Roy R. Neuberger and American Modernism at the Mount Holyoke College Art Museum
8 September - 15 December 1998

Collecting art has been a lifelong passion for Roy Neuberger. An early sojourn in Paris to study painting convinced him that his eye was better than his hand, and he abandoned his dream of becoming an artist. It was also during that Parisian experience that he learned Vincent van Gogh died a very poor man, having never gained recognition for his talent. Mr. Neuberger, in his early twenties, determined that he would find a way to encourage and support struggling artists. He went to Wall Street in order to make the money he would need to implement this plan. In a recent autobiography, So Far, So Good-The First 94 Years, he discusses some of the reasons for his professional success. And his success on Wall Street has, indeed, enabled him to support artists. The vast majority of his purchases were of works created by living painters and sculptors.

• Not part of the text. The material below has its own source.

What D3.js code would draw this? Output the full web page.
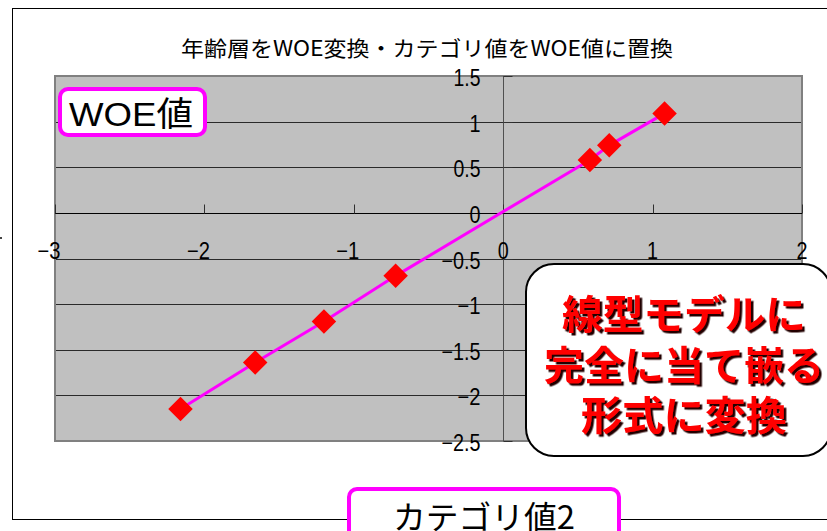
<!DOCTYPE html>
<html>
<head>
<meta charset="utf-8">
<script src="https://cdn.jsdelivr.net/npm/d3@7"></script>
<style>
html,body{margin:0;padding:0;background:#fff;}
svg{display:block;}
</style>
</head>
<body>
<svg id="chart" width="827" height="531"></svg>
<script>
// ---- data ----
const chartTitle = "年齢層をWOE変換・カテゴリ値をWOE値に置換";
const xValues = [-2.16, -1.66, -1.20, -0.72, 0.58, 0.71, 1.08];
const yValues = [-2.15, -1.64, -1.19, -0.69, 0.58, 0.74, 1.09];
const xTicks = [-3, -2, -1, 0, 1, 2];
const yTicks = [1.5, 1, 0.5, 0, -0.5, -1, -1.5, -2, -2.5];
const yAxisLabel = "WOE値";
const xAxisLabel = "カテゴリ値2";
const calloutLines = ["線型モデルに", "完全に当て嵌る", "形式に変換"];

const svg = d3.select("#chart");
const plot = {left: 55, right: 802, top: 76, bottom: 441};

const x = d3.scaleLinear().domain([-3, 2]).range([plot.left, plot.right]);
const y = d3.scaleLinear().domain([-2.5, 1.5]).range([plot.bottom, plot.top]);

// drop shadow filter for the callout text
const defs = svg.append("defs");
defs.append("filter").attr("id", "shadow").attr("x", "-10%").attr("y", "-20%")
  .attr("width", "130%").attr("height", "150%")
  .append("feDropShadow").attr("dx", 2.5).attr("dy", 2.5).attr("stdDeviation", 0.4)
  .attr("flood-color", "#200000").attr("flood-opacity", 1);

// outer chart frame (right side runs off canvas)
svg.append("rect").attr("x", 12.5).attr("y", 8.5).attr("width", 830).attr("height", 511)
  .attr("fill", "#fff").attr("stroke", "#000").attr("stroke-width", 1);

// clipped y-axis title fragment at far left
svg.append("rect").attr("x", 0).attr("y", 237).attr("width", 2).attr("height", 2).attr("fill", "#444");

// title
svg.append("text").attr("x", 427).attr("y", 47).attr("text-anchor", "middle")
  .attr("dominant-baseline", "central")
  .attr("font-family", "'Noto Sans CJK JP', sans-serif").attr("font-size", 21)
  .attr("textLength", 492).attr("lengthAdjust", "spacingAndGlyphs")
  .attr("fill", "#000").text(chartTitle);

// plot area
svg.append("rect").attr("x", plot.left).attr("y", plot.top)
  .attr("width", plot.right - plot.left).attr("height", plot.bottom - plot.top)
  .attr("fill", "#c0c0c0");

// gridlines
svg.append("g").selectAll("line").data(yTicks.filter(d => d !== 1.5 && d !== -2.5)).join("line")
  .attr("x1", plot.left).attr("x2", plot.right)
  .attr("y1", d => Math.round(y(d)) + 0.5).attr("y2", d => Math.round(y(d)) + 0.5)
  .attr("stroke", "#2a2a2a").attr("stroke-width", 1);

// plot border
svg.append("rect").attr("x", plot.left).attr("y", plot.top)
  .attr("width", plot.right - plot.left).attr("height", plot.bottom - plot.top)
  .attr("fill", "none").attr("stroke", "#808080").attr("stroke-width", 2);

// vertical axis at x = 0
const x0 = Math.round(x(0)) + 0.5;
svg.append("line").attr("x1", x0).attr("x2", x0).attr("y1", plot.top).attr("y2", plot.bottom)
  .attr("stroke", "#505050").attr("stroke-width", 1);
svg.append("g").selectAll("line").data(yTicks).join("line")
  .attr("x1", x0).attr("x2", x0 + 9)
  .attr("y1", d => Math.round(y(d)) + 0.5).attr("y2", d => Math.round(y(d)) + 0.5)
  .attr("stroke", "#303030").attr("stroke-width", 1);

// horizontal axis at y = 0
const y0 = Math.round(y(0)) + 0.5;
svg.append("line").attr("x1", plot.left).attr("x2", plot.right).attr("y1", y0).attr("y2", y0)
  .attr("stroke", "#000").attr("stroke-width", 1);
svg.append("g").selectAll("line").data(xTicks).join("line")
  .attr("x1", d => Math.round(x(d)) + 0.5).attr("x2", d => Math.round(x(d)) + 0.5)
  .attr("y1", y0).attr("y2", y0 - 9)
  .attr("stroke", "#303030").attr("stroke-width", 1);

// tick label formatting and widths (narrow gothic digits)
const fmt = d => (d < 0 ? "\u2212" : "") + String(Math.abs(d));
const labW = s => Array.from(s).reduce((a, c) => a + (c === "\u2212" ? 12 : c === "." ? 5 : 11), 0);

svg.append("g").selectAll("text").data(yTicks).join("text")
  .attr("x", x0 - 23).attr("y", d => y(d) + 2)
  .attr("text-anchor", "end").attr("dominant-baseline", "central")
  .attr("font-family", "'Liberation Sans', Arial, sans-serif").attr("font-size", 23)
  .attr("textLength", d => labW(fmt(d))).attr("lengthAdjust", "spacingAndGlyphs")
  .attr("fill", "#000").text(fmt);

svg.append("g").selectAll("text").data(xTicks).join("text")
  .attr("x", d => x(d) - (d < 0 ? 6 : 0)).attr("y", 251)
  .attr("text-anchor", "middle").attr("dominant-baseline", "central")
  .attr("font-family", "'Liberation Sans', Arial, sans-serif").attr("font-size", 23)
  .attr("textLength", d => labW(fmt(d))).attr("lengthAdjust", "spacingAndGlyphs")
  .attr("fill", "#000").text(fmt);

// series line
const pts = xValues.map((v, i) => [v, yValues[i]]);
svg.append("path").datum(pts)
  .attr("d", d3.line().x(d => x(d[0])).y(d => y(d[1])))
  .attr("fill", "none").attr("stroke", "#ff00ff").attr("stroke-width", 3);

// diamond markers
svg.append("g").selectAll("path").data(pts).join("path")
  .attr("d", d3.symbol(d3.symbolSquare, 300))
  .attr("transform", d => `translate(${x(d[0])},${y(d[1])}) rotate(45)`)
  .attr("fill", "#ff0000");

// WOE値 label box
svg.append("rect").attr("x", 60).attr("y", 89).attr("width", 145).attr("height", 46).attr("rx", 8)
  .attr("fill", "#fff").attr("stroke", "#ff00ff").attr("stroke-width", 4);
svg.append("text").attr("x", 69).attr("y", 114).attr("dominant-baseline", "central")
  .attr("font-family", "'Liberation Sans', 'Noto Sans CJK JP', sans-serif").attr("font-size", 34)
  .attr("textLength", 124).attr("lengthAdjust", "spacingAndGlyphs")
  .attr("fill", "#000").text(yAxisLabel);

// カテゴリ値2 label box
svg.append("rect").attr("x", 349).attr("y", 489).attr("width", 270).attr("height", 60).attr("rx", 8)
  .attr("fill", "#fff").attr("stroke", "#ff00ff").attr("stroke-width", 4);
svg.append("text").attr("x", 393).attr("y", 515).attr("dominant-baseline", "central")
  .attr("font-family", "'Noto Sans CJK JP', sans-serif").attr("font-size", 32)
  .attr("textLength", 182).attr("lengthAdjust", "spacingAndGlyphs")
  .attr("fill", "#000").text(xAxisLabel);

// callout box
svg.append("rect").attr("x", 526).attr("y", 264).attr("width", 305).attr("height", 192).attr("rx", 28)
  .attr("fill", "#fff").attr("stroke", "#000").attr("stroke-width", 2);
const cy = [312, 363, 413];
const cw = [244, 280, 206];
svg.append("g").attr("font-family", "'Noto Sans CJK JP', sans-serif")
  .attr("font-weight", "bold").attr("font-size", 40).attr("text-anchor", "middle")
  .attr("filter", "url(#shadow)")
  .selectAll("text").data(calloutLines).join("text")
  .attr("x", 684).attr("y", (d, i) => cy[i]).attr("dominant-baseline", "central")
  .attr("textLength", (d, i) => cw[i]).attr("lengthAdjust", "spacingAndGlyphs")
  .attr("fill", "#ff0000").text(d => d);
</script>
</body>
</html>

Not only has Mr. Neuberger developed a very substantial and significant collection of American modern art, over the years he has also shared his collection with several art museums, colleges, and universities through donations. The Neuberger Museum of Art at Purchase College, State University of New York at Purchase, is named in honor of his major gift of artworks to that institution. The Mount Holyoke College Art Museum has also benefited from his generosity. He contributed nineteen paintings to the museum's permanent collection between 1953 and 1963. These works will form the nucleus of an exhibition that will provide an overview of advanced art in the United States during the first half of this century. The exhibition, drawn entirely from the museum's holdings, will feature the work of artists such as Robert Henri, Milton Avery, John Marin, and Romare Bearden.